Exercise directions: Return each line containing the string "page".

____

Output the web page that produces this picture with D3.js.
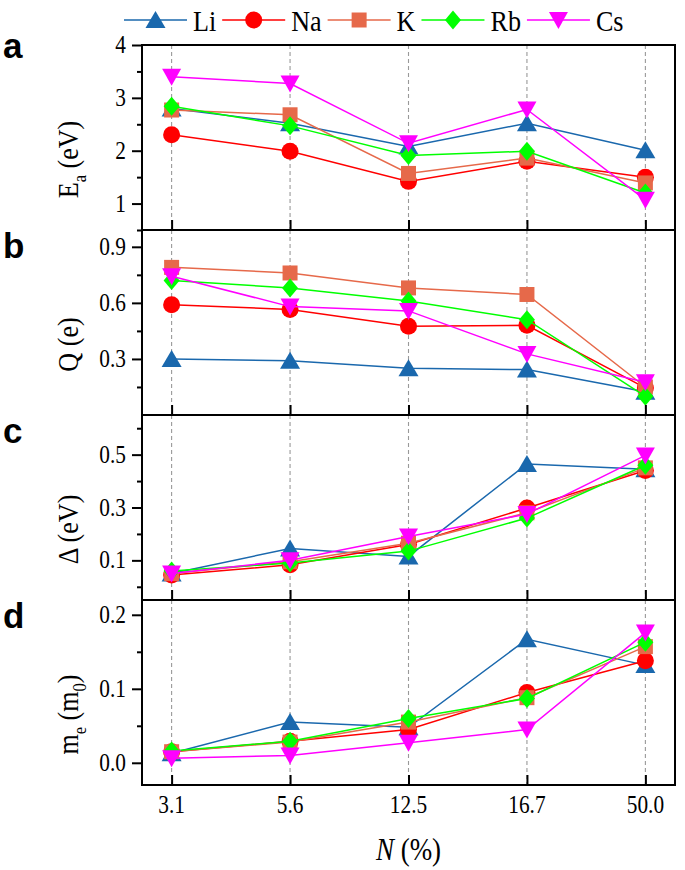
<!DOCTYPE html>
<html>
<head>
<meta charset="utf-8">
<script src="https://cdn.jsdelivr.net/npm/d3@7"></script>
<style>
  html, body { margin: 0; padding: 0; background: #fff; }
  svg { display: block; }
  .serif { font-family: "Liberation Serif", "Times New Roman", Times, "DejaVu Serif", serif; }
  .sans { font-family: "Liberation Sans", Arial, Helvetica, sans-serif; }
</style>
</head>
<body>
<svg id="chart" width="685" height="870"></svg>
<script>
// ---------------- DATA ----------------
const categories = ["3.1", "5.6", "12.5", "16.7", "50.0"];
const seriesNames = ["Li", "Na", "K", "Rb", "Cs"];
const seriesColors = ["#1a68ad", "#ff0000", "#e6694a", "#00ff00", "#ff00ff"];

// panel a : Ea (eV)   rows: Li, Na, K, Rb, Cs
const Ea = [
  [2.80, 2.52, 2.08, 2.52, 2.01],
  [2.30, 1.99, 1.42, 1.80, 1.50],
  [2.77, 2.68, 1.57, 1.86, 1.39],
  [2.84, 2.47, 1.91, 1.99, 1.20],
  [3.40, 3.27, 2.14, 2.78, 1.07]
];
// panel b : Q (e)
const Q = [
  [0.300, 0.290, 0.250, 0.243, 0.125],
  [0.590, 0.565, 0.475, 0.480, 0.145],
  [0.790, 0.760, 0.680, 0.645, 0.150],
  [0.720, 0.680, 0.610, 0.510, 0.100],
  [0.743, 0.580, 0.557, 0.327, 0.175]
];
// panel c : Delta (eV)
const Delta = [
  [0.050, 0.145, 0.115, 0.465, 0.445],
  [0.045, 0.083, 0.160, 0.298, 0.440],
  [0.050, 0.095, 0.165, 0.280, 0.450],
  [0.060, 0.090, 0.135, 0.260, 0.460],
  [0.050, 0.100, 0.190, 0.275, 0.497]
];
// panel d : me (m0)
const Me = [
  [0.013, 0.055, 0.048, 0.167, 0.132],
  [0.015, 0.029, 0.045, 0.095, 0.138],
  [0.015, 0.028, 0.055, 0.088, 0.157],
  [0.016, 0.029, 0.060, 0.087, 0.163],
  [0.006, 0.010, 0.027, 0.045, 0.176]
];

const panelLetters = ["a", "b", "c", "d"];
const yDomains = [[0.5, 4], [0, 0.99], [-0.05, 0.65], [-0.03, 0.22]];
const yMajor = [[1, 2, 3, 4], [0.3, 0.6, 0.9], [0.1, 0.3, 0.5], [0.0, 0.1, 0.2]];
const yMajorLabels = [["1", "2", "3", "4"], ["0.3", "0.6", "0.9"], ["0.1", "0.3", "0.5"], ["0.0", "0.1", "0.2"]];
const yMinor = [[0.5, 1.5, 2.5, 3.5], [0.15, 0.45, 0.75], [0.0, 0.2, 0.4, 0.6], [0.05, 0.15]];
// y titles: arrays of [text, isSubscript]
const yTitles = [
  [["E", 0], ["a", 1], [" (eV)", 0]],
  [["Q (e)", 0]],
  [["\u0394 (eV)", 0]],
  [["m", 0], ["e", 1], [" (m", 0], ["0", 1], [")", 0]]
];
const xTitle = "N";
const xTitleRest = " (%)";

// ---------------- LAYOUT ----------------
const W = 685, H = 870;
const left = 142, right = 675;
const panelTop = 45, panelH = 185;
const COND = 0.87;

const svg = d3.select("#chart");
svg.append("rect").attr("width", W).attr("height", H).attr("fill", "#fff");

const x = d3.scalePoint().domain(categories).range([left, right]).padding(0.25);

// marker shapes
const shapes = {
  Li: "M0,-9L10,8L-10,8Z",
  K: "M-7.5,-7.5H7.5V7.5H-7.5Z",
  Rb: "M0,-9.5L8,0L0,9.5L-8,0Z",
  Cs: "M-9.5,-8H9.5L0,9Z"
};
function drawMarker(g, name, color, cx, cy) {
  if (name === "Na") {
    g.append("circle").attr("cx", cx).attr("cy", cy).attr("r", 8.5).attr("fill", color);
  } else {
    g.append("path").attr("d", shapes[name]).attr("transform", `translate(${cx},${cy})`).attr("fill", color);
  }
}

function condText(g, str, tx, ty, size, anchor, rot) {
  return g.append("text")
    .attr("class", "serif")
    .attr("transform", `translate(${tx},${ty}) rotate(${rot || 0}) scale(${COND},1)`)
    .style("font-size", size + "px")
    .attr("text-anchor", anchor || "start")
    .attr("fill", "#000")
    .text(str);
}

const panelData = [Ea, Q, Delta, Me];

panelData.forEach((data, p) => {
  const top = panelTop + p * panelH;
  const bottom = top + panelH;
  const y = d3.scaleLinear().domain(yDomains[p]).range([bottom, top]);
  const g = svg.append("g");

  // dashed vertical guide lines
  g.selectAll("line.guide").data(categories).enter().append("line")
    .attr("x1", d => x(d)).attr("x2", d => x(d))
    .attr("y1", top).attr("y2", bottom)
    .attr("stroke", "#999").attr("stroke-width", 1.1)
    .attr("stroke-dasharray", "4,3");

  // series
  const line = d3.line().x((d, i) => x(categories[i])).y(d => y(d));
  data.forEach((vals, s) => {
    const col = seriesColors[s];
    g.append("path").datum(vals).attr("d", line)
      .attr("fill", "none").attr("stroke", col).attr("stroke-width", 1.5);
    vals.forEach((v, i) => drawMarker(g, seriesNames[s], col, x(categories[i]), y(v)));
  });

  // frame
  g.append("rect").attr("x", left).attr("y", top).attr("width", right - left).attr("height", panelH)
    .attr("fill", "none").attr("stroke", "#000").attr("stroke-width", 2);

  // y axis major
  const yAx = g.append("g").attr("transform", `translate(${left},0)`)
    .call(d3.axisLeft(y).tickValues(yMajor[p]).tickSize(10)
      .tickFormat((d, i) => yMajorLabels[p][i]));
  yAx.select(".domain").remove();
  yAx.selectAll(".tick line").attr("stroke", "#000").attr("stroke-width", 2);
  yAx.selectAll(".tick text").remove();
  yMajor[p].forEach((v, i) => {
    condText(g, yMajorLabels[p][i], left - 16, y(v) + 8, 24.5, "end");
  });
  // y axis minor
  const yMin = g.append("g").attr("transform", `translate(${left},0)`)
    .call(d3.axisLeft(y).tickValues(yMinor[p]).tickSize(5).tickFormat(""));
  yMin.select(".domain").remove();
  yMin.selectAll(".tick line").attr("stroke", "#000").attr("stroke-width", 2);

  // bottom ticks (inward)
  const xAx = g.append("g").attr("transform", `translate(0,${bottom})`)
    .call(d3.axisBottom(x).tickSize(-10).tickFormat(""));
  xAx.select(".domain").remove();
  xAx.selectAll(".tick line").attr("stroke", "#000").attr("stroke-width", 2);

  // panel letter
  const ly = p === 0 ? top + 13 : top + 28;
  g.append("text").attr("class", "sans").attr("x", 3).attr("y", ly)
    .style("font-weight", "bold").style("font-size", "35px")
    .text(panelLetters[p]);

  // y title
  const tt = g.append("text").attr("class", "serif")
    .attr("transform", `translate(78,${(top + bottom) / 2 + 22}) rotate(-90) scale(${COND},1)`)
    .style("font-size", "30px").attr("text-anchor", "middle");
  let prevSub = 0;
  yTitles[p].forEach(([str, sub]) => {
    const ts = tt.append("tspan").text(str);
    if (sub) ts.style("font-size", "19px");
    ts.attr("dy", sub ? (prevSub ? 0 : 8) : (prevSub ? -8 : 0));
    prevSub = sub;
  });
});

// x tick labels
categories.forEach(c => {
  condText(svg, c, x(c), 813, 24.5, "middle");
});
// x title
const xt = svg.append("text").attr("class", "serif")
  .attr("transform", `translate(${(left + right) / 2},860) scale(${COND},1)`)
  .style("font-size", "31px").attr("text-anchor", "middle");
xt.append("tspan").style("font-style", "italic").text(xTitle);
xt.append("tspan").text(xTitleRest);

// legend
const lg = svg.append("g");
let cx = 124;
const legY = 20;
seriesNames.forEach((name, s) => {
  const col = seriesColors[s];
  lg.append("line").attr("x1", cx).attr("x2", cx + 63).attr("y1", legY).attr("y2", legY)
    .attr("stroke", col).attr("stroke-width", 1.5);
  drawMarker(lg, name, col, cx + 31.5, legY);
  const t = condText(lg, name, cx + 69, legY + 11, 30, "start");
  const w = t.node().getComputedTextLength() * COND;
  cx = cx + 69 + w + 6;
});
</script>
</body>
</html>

____

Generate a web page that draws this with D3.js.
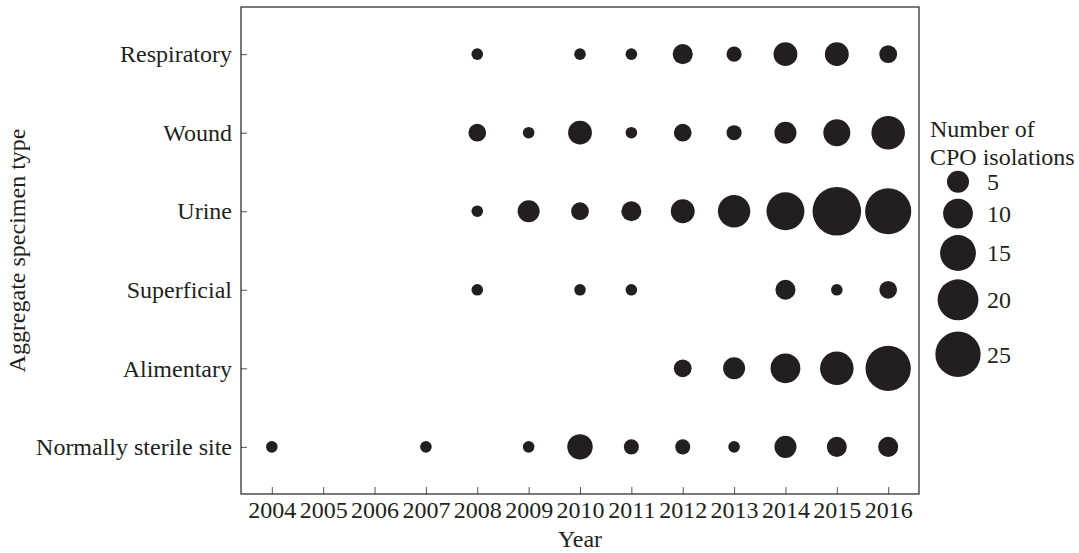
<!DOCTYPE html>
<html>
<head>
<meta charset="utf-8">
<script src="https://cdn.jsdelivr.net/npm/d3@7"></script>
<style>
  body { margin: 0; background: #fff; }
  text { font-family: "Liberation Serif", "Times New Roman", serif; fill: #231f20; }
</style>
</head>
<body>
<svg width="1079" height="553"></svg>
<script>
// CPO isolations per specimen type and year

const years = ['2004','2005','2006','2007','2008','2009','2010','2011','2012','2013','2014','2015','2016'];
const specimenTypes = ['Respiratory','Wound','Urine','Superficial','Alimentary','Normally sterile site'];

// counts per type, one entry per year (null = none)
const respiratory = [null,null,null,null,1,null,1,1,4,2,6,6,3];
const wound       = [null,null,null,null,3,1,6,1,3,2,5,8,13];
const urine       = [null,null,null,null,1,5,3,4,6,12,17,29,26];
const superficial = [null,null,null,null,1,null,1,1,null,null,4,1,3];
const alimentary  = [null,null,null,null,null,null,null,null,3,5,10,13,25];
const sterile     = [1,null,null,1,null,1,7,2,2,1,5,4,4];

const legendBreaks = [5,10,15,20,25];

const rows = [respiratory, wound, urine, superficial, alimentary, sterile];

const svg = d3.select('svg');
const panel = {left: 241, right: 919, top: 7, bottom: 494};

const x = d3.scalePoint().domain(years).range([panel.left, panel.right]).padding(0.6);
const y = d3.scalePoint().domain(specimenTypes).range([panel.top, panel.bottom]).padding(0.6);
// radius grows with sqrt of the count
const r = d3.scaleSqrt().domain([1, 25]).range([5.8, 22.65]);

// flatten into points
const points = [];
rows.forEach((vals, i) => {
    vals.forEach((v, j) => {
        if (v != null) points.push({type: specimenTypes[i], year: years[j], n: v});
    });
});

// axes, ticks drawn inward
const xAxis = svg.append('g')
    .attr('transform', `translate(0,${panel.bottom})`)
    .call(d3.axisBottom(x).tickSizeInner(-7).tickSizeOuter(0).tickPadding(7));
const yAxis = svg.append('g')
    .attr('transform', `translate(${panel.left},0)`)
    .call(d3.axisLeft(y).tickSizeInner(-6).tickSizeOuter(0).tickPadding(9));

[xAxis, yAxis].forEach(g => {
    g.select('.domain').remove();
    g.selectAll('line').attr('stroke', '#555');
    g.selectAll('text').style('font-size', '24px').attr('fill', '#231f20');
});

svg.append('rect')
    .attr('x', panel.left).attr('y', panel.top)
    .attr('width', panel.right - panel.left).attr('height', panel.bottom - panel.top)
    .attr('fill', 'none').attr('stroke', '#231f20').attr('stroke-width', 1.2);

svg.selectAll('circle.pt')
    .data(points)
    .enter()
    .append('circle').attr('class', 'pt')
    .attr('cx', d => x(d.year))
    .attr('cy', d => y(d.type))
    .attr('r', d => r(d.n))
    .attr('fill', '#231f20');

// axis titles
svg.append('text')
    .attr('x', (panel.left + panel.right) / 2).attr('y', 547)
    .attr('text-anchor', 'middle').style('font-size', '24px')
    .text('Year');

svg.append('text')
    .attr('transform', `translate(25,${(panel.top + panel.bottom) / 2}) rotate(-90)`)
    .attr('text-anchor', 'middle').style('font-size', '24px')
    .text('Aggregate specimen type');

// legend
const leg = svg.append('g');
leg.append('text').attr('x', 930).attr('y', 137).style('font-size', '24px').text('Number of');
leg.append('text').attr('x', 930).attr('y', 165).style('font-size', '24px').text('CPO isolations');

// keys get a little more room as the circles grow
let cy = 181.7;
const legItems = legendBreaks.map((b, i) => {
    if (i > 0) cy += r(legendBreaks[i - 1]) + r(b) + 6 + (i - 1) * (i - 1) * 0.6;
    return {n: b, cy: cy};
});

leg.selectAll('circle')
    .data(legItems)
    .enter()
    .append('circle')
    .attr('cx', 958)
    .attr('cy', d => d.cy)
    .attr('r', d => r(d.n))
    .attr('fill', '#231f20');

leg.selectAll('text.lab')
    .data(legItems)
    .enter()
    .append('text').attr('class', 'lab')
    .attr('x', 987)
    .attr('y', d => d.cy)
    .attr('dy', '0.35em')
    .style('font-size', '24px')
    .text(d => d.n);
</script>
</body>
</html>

____

Answer for the task:
Output the web page that produces this picture with D3.js.
Generate a web page that draws this with D3.js.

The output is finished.